TFG: Design and development of a haptic device oriented to multimodal assisted perception for cases of low vision or blindness

In the past few years, technological developments have allowed the invention of aid systems for disabled people. Related to visual impairment, many of these systems have focused on achieving a correct guidance for these people.

There is an open research line in the B105 Electronics System Lab which is focused on this field. Specifically, its goal is to give more autonomy to blind people to move around cities, building interiors… To make this possible, a system provides acoustic and tactile information through sensory substitution. However, the user’s experience is limited because of these tactile stimuli are generated by a smartphone. Therefore, this branch of the research has a lot of room for improvement.

This graduate thesis is focused on the development and implementation of a device able to provide a better tactile experience with haptics stimuli based on the user’s movement.
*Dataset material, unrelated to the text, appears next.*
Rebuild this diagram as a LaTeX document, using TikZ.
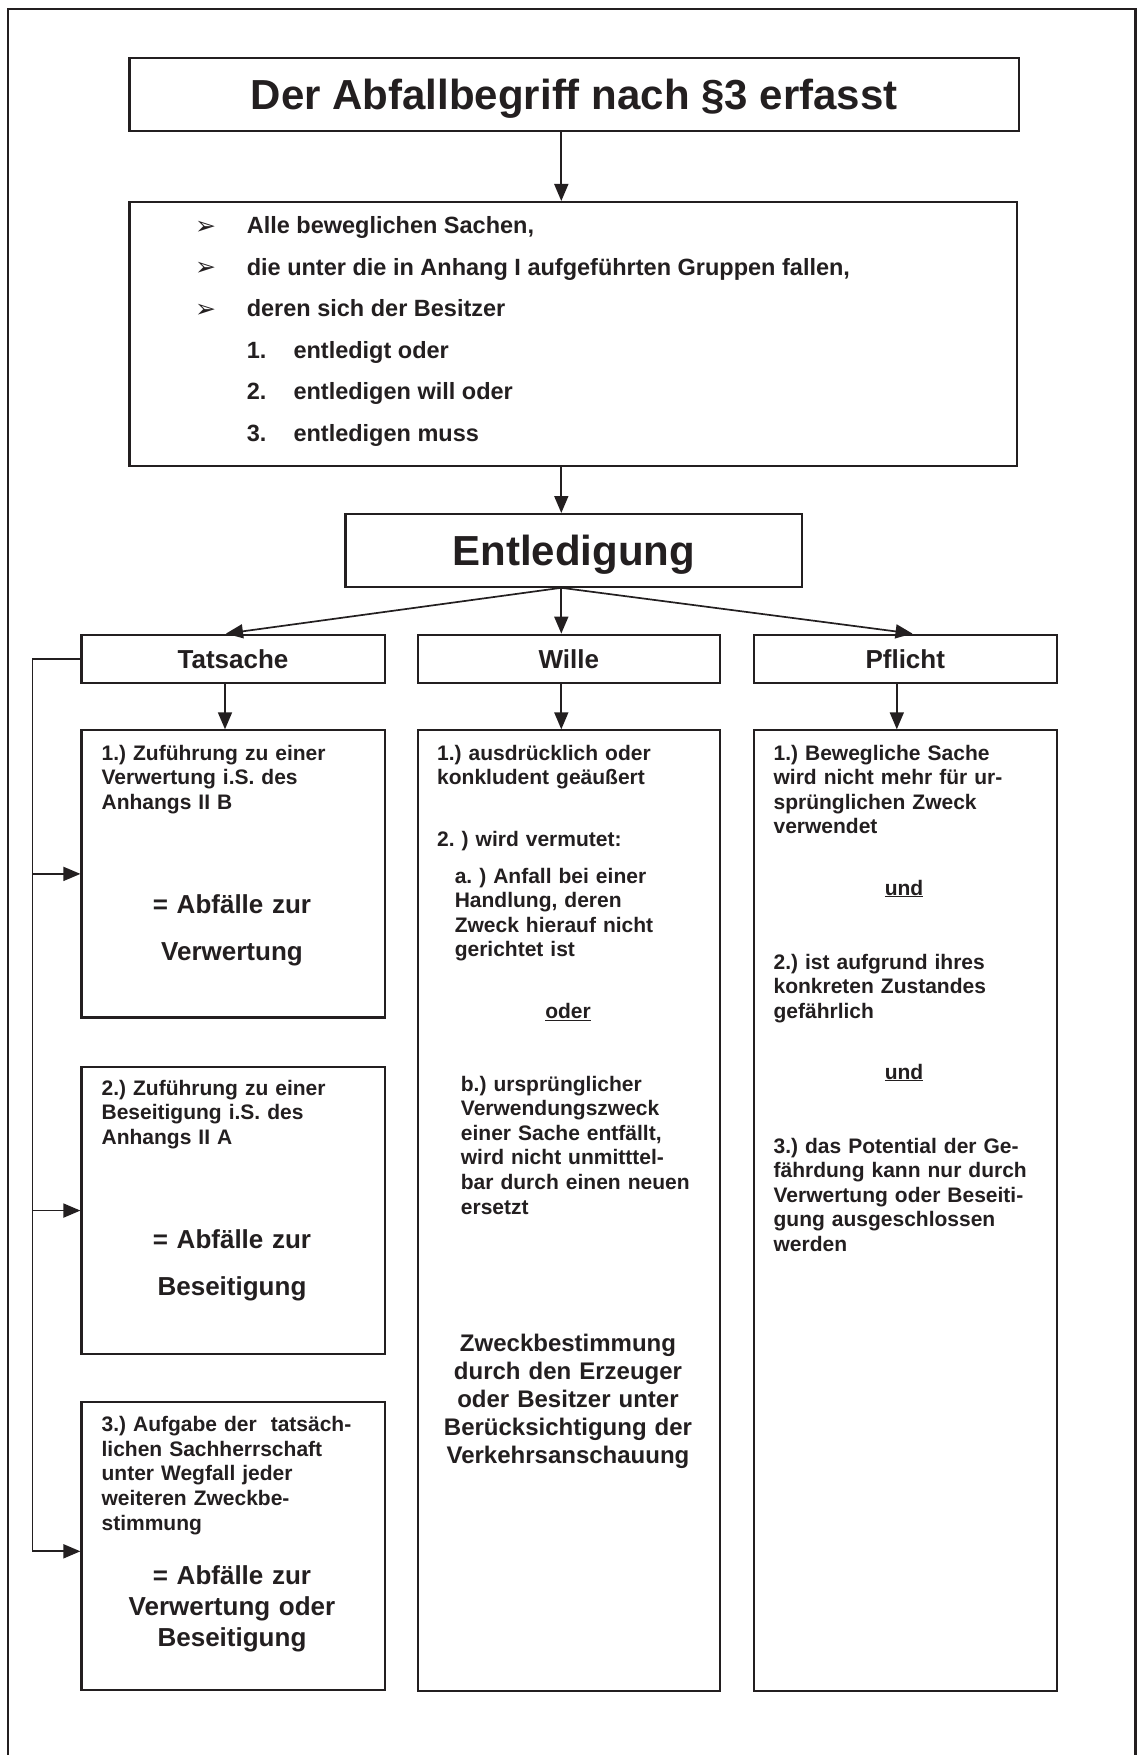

To achieve this goal, this project has started doing an analysis of the most appropriate method of haptic simulation. Factors such as human physiology or the study of the actual haptics technology have been considered. Based on the chosen option, a printed circuit board (PCB) that allows motion capture and the desired stimulation has been designed.

Furthermore, some software tools have been developed to offer this haptic. This task is divided into two phases. The first part is the generation of the code that allows the management of the actuators and the reproduction of tactile effects. The second, is the construction of some tools to define the device’s orientation. A library for operating with quaternions and an application for obtaining the coordinates of a direction vector of the PCB have been elaborated.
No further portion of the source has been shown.